Northern Pulp progressing with EA registration, new technology plans
November 2, 2021 By Pulp & Paper Canada staff
Northern Pulp Nova Scotia recently shared an update on its commitment to using technology to transform the kraft pulp mill into a clean, environmentally focussed mill. The mill is submitting an Environmental Assessment (EA) registration document to Nova Scotia Environment and Climate Change by the end of November to start the stringent two-year Class II EA process for the transformation.
“Our focus for the next couple of years is on defining a path for a new mill that aligns with the community’s aspirations, and on moving forward with the EA process with a transparent and science-based approach,” said Graham Kissack, vice-president of environment, health and safety at Paper Excellence. “Throughout the EA process, we are committed to engaging with stakeholders, conducting thorough environmental research, and being transparent with our results. We are convinced that a fact-based approach will allow for a successful EA. Our hope is to obtain clear terms of reference, and make sure expectations are set in a transparent manner from the start and remain consistent throughout the process.”

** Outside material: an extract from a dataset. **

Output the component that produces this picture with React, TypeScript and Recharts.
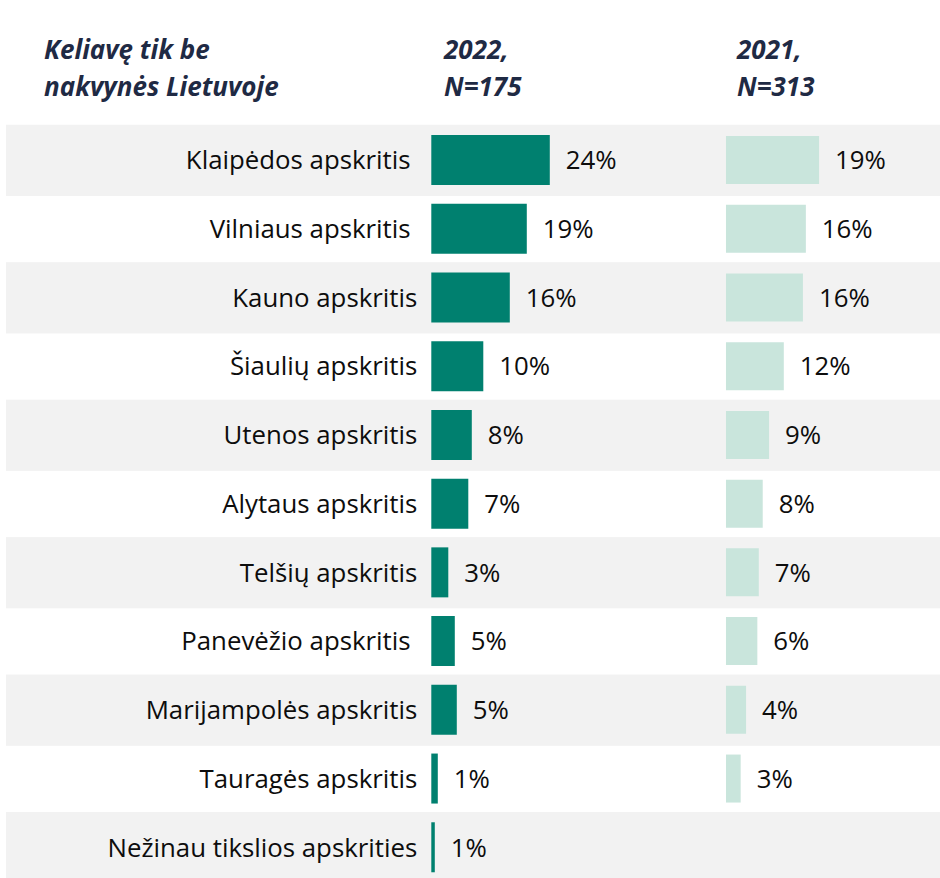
import { BarChart, Bar, XAxis, YAxis, ReferenceArea, LabelList } from "recharts";

// trailing spaces are kept on purpose, the source labels have them
const regions = [
  "Klaipėdos apskritis ",
  "Vilniaus apskritis ",
  "Kauno apskritis",
  "Šiaulių apskritis",
  "Utenos apskritis",
  "Alytaus apskritis",
  "Telšių apskritis",
  "Panevėžio apskritis ",
  "Marijampolės apskritis",
  "Tauragės apskritis",
  "Nežinau tikslios apskrities",
];

const values2022 = [23.7, 19.1, 15.7, 10.4, 8.1, 7.4, 3.4, 4.7, 5.1, 1.3, 0.7];
const values2021: (number | null)[] = [19.0, 16.3, 15.7, 11.8, 8.8, 7.5, 6.7, 6.4, 4.1, 3.0, null];

const titleLines = ["Keliavę tik be", "nakvynės Lietuvoje"];
const head2022 = ["2022,", "N=175"];
const head2021 = ["2021,", "N=313"];

const data = regions.map((name, i) => ({
  name,
  v2022: values2022[i],
  v2021: values2021[i],
}));

const FONT = "'Open Sans', Lato, sans-serif";
const DARK = "#00806f";
const LIGHT = "#c9e5dc";
const BAND = "#f2f2f2";
const HEAD = "#1f2a44";
const LABEL_SIZE = 25.8;

const NameLabel = (props: any) => {
  const vb = props.viewBox || props;
  if (props.value == null) return null;
  return (
    <text
      x={vb.x - 14}
      y={vb.y + vb.height / 2}
      dy="0.36em"
      textAnchor="end"
      fontFamily={FONT}
      fontSize={LABEL_SIZE}
      fill="#0d0d0d"
      style={{ whiteSpace: "pre" }}
    >
      {props.value}
    </text>
  );
};

const ValueLabel = (props: any) => {
  const vb = props.viewBox || props;
  if (props.value == null) return null;
  return (
    <text
      x={vb.x + vb.width + 16}
      y={vb.y + vb.height / 2}
      dy="0.36em"
      textAnchor="start"
      fontFamily={FONT}
      fontSize={LABEL_SIZE}
      fill="#0d0d0d"
    >
      {Math.round(props.value)}%
    </text>
  );
};

// gray rows are a touch taller than the white ones in the source
const BandShape = (props: any) => (
  <rect x={props.x} y={props.y - 1.25} width={props.width} height={props.height + 2.5} fill={BAND} />
);

const Header = ({ lines, left }: { lines: string[]; left: number }) => (
  <div
    style={{
      position: "absolute",
      left,
      top: 31,
      fontFamily: FONT,
      fontStyle: "italic",
      fontWeight: 700,
      fontSize: 26,
      lineHeight: "37px",
      color: HEAD,
      whiteSpace: "nowrap",
    }}
  >
    {lines.map((l) => (
      <div key={l}>{l}</div>
    ))}
  </div>
);

export default function App() {
  return (
    <div
      style={{
        position: "absolute",
        left: 0,
        top: 0,
        width: 940,
        height: 878,
        overflow: "hidden",
        background: "#fff",
      }}
    >
      <Header lines={titleLines} left={44} />
      <Header lines={head2022} left={444} />
      <Header lines={head2021} left={737} />
      <div style={{ position: "absolute", left: 0, top: 0 }}>
        <BarChart
          layout="vertical"
          width={940}
          height={882}
          data={data}
          margin={{ top: 126, right: 0, bottom: 0, left: 6 }}
        >
          <XAxis xAxisId="a" type="number" domain={[-85.06, 101.74]} hide allowDataOverflow />
          <XAxis xAxisId="b" type="number" domain={[-146.9, 43.67]} hide allowDataOverflow />
          <YAxis yAxisId="a" type="category" dataKey="name" hide />
          <YAxis yAxisId="b" type="category" dataKey="name" hide />
          {regions
            .filter((_, i) => i % 2 === 0)
            .map((r) => (
              <ReferenceArea
                key={r}
                xAxisId="a"
                yAxisId="a"
                y1={r}
                y2={r}
                fill={BAND}
                fillOpacity={1}
                stroke="none"
                ifOverflow="visible"
                shape={BandShape}
              />
            ))}
          <Bar xAxisId="a" yAxisId="a" dataKey="v2022" fill={DARK} barSize={50} isAnimationActive={false}>
            <LabelList dataKey="name" content={NameLabel} />
            <LabelList dataKey="v2022" content={ValueLabel} />
          </Bar>
          <Bar xAxisId="b" yAxisId="b" dataKey="v2021" fill={LIGHT} barSize={48} isAnimationActive={false}>
            <LabelList dataKey="v2021" content={ValueLabel} />
          </Bar>
        </BarChart>
      </div>
    </div>
  );
}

Northern Pulp created the transformation proposal using community input and considering the technology available to facilitate this transformation.
“We have been meeting with local communities and businesses with the Environmental Liaison Committee and the need for a transformed mill in the region is evident. Once environmental approvals are received, we intend to invest and build the best mill possible. We want to contribute to a successful economy, with over 600 jobs during construction, more than 300 direct and 2,500 indirect jobs during operations, a $279 million annual spend in Nova Scotia, a contribution of over $38 million in tax annually, as well as various contributions to our communities’ life and projects,” said Jean-François Guillot, vice-president of operations, East, Paper Excellence.
According to Northern Pulp, the transformation will result in:
- No odour in local communities during normal operations
- 70 percent reduction in visible plumes above the mill
- Water use reduced by close to half
- The most advanced wastewater treatment, to ensure the water released is clean and transparent (tertiary effluent treatment facility)
- An optimal location of release into Pictou Harbour determined through objective environmental and marine studies
- Updated appearance, with new exterior siding and finishes
In the meantime, Northern Pulp has also taken the required steps to secure its legal rights related to the mill closure. The mill notes that this had resulted in significant financial losses.
Northern Pulp stated in a release that it had to engage in settlement discussions with the two previous provincial governments but did not meet with success. The new government has requested the company to file its legal claims related to the mill closure and allow the province time to evaluate the claims and supporting evidence before engaging in any settlement discussions.
Northern Pulp has made claims under the province’s indemnity for the more than $100 million in losses already incurred and has provided the province with the required two months’ advance notice of its intent to commence legal proceedings to preserve its legal rights. Total losses related to the early closure of the mill are estimated to exceed $450 million.
The resolution of legal proceedings through a settlement is a critical component of Northern Pulp’s plan to transform and re-start the mill.
“This action confirms our desire to reach a mutually agreed-upon settlement that is fair to taxpayers and compensates us for the losses suffered. Our intention is to use these funds to transform and re-start the Mill once we receive environmental approvals,” said Guillot.
The reinjection of the funds would benefit Nova Scotians across the province during the transformation phase and operations and provide an economically viable solution for implementing ecological forestry.